Mailgun Deal Highlights Investor Appetite for Enterprise Software
Enterprise software-focused private equity firm Thoma Bravo have acquired a majority stake of Mailgun, the Y Combinator graduate that provides email infrastructure products to companies such as Stripe, Slack, Lyft, Iterable and GitHub.
Former owners Turn/River Capital, and the Mailgun management team, will retain a minority stake, and use the new investment to help accelerate development and expand the platform to compete against other enterprise-developer focused email competitors like SendGrid, and Amazon’s Simple Email Service.
“Mailgun’s partnership with Thoma Bravo gives us the capital and operational expertise needed to continue growing our company, expanding our product suite, and building upon a truly comprehensive developer-focused offering” said Will Conway, CEO of Mailgun in a press release. “Thoma Bravo has a proven track record of helping software companies achieve exceptional results, and we look forward to leveraging their investment experience.”

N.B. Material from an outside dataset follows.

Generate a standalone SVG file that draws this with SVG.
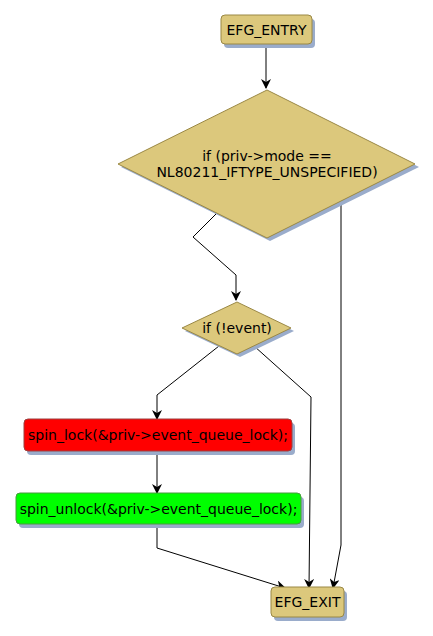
<svg xmlns="http://www.w3.org/2000/svg" width="433" height="636" viewBox="0 0 433 636">
<defs>
<marker id="arr" markerWidth="10" markerHeight="10" refX="9" refY="5" orient="auto" markerUnits="userSpaceOnUse">
<path d="M0,0 L10,5 L0,10 L3,5 Z" fill="#000"/>
</marker>
<style>
.n{fill:#dcc87c;stroke:#9a8845;stroke-width:1}
.sh{fill:#9aaccb}
.t{font-family:"DejaVu Sans",sans-serif;font-size:14px;fill:#000;text-anchor:middle}
.c{fill:none;stroke:#000;stroke-width:1}
</style>
</defs>
<rect width="433" height="636" fill="#fff"/>
<g id="connectors">
<path class="c" d="M266,44 L266,88" marker-end="url(#arr)"/>
<path class="c" d="M217,213 L193,237 L236,275 L236,300" marker-end="url(#arr)"/>
<path class="c" d="M341,200 L341,545 L333,588" marker-end="url(#arr)"/>
<path class="c" d="M219,346 L157,395 L157,419" marker-end="url(#arr)"/>
<path class="c" d="M254,346 L311,397 L309,588" marker-end="url(#arr)"/>
<path class="c" d="M157,451 L157,493" marker-end="url(#arr)"/>
<path class="c" d="M157,524 L157,548 L285,588" marker-end="url(#arr)"/>
</g>
<g id="entry">
<rect class="sh" x="224" y="19" width="91" height="29" rx="4"/>
<rect class="n" x="221" y="15" width="91" height="29" rx="4"/>
<text class="t" x="266.5" y="34.5">EFG_ENTRY</text>
</g>
<g id="cond1">
<polygon class="sh" points="270,93 419,167 270,241 121,167"/>
<polygon class="n" points="267,90 415,164 267,238 118,164"/>
<text class="t" x="267" y="161">if (priv-&gt;mode ==</text>
<text class="t" x="267" y="177">NL80211_IFTYPE_UNSPECIFIED)</text>
</g>
<g id="cond2">
<polygon class="sh" points="240,305 294,331 240,357 185,331"/>
<polygon class="n" points="237,302 291,328 237,354 182,328"/>
<text class="t" x="237" y="333">if (!event)</text>
</g>
<g id="lock">
<rect class="sh" x="27" y="423" width="268" height="32" rx="4"/>
<rect x="24" y="419" width="268" height="32" rx="4" fill="#ff0000" stroke="#9a4040"/>
<text class="t" x="158" y="440">spin_lock(&amp;priv-&gt;event_queue_lock);</text>
</g>
<g id="unlock">
<rect class="sh" x="19" y="497" width="285" height="31" rx="4"/>
<rect x="16" y="493" width="285" height="31" rx="4" fill="#00ff00" stroke="#4a9a40"/>
<text class="t" x="158.5" y="513.5">spin_unlock(&amp;priv-&gt;event_queue_lock);</text>
</g>
<g id="exit">
<rect class="sh" x="274" y="591" width="73" height="30" rx="4"/>
<rect class="n" x="271" y="587" width="73" height="30" rx="4"/>
<text class="t" x="307.5" y="607">EFG_EXIT</text>
</g>
</svg>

At nearly every stage of Mailgun’s short history, the company has benefitted from the support and guidance of investors. Soon after graduating as part of the Y Combinator Winter 2011 cohort, Mailgun was acquired by the American cloud computing company Rackspace, which held on to the company for five years before spinning it out to form an independent corporation. Then, on reaching independence from Rackspace, Mailgun secured $50 million in funding from private equity firm Turn/River to keep building its developer-focused email infrastructure.
This steady stream of investment has helped support rapid, yet sustainable and profitable growth for Mailgun, and under the guidance of experienced enterprise software investors Thoma Bravo, this could be expected to continue.
As the enterprise software industry grows and expands into different operational areas, private equity buyers with various different backgrounds are taking more of an interest. With often outsized returns and high valuation multiples, enterprise software can offer these investors a unique opportunity to capitalize on the potential for profitable growth.